Subramanyam Maddala, president, India operations of US-based pharmaceutical research and manufacturing company AMRI, thinks it is a hanging sword. "Discovery companies spend huge amounts of money and try to recover the same before the patent expires and the drug becomes generic. The Section 84 of the Patent Act; (compulsory licences) is seen as a hanging sword and this is one of the significant first case of this kind. Many could follow," says Maddala, clarifying that these were his personal views.

Sen feels that the ripple effects from this judgement could be huge. "In case the granting of CL happens for reasons which are considered to be not serious enough, then it will definitely deter global companies from selling their patented drugs. However, this is not a solution for the patent holder, as a case of not launching the drug in a country when there is an unmet need for the drug, can also be a strong reason for granting CL. This is the reason why the provisions for granting CL should be made stronger so that there is greater clarity for all," Sen says.

Middle ground
While the MNCs are in for a long legal battle to protect their patented intellectual property, they also have other possible options like granting voluntary licences to domestic players. "There have been several cases earlier when patent holders have voluntarily granted licences to other manufacturers for managing medical emergencies or sudden outbreak of diseases that have required an unplanned increase in the supply of a specific product. These licences have usually been granted for a specific time period," says Sen.

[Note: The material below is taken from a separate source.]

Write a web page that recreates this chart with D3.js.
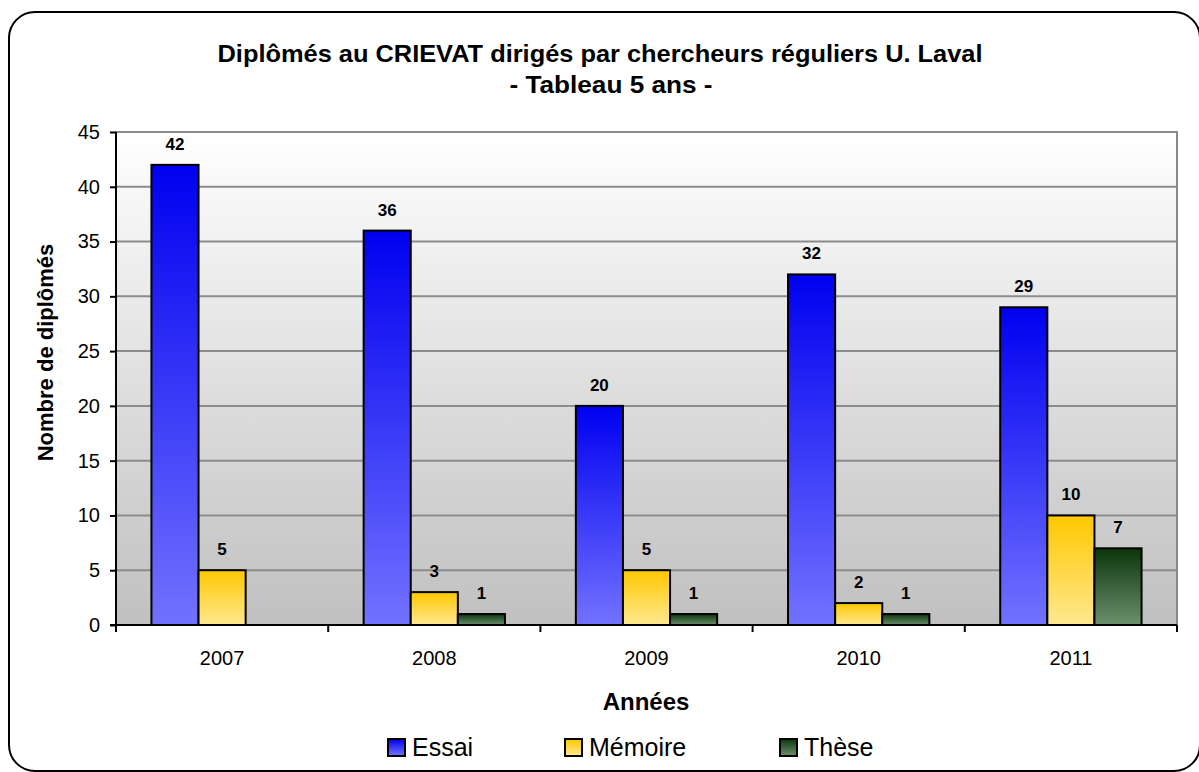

Swine Flue vaccine was a classic case where the innovator had granted voluntary licence to several Indian companies to sell its product while sourcing the low-cost generic version from them to sell in the global market. Companies like Natco view this as a missed opportunity for Indian companies in seeking compulsory licence for the same.

Maddala says in future MNCs may opt for manufacturing of the invention in India and prove with numbers that they made it available to the public. It is the third aspect of the Act , Section 85, that is making the invention available to the public. Alternatively, the trend could be to partner with Indian generic company, according to him. Some say companies may reduce the prices to protect their patent rights.

The contenders
That may not deter other companies champing at the bit to also wade into this field and emulate Natco-a potentially gargantuan headache for international pharma companies-such as mid-sized Hyderabad-based outfits such as Divi's and Granules. Natco, itself, is unlikely to stop at the Nexavar affair. Having reached close to Rs 600 crore revenues this year, Natco has already pumped Rs 300- 400 crore in capex in the last three years to build capabilities in anticipation of new opportunities. The company runs a drug development programme with a pipeline of 10 products.

Nannapaneni says growth to the next big level may happen even tomorrow. "Just one drug opportunity may give us Rs 1,000 crore to Rs 1,500 crore upside in the days to come. We are just waiting." The company also sees its net profit at Rs 100 crore in a year or so from the present Rs 60 crore level, which will provide more resources to fight patent battles.

That may not be the best news for international pharma company eyeing India as their next big market opportunity.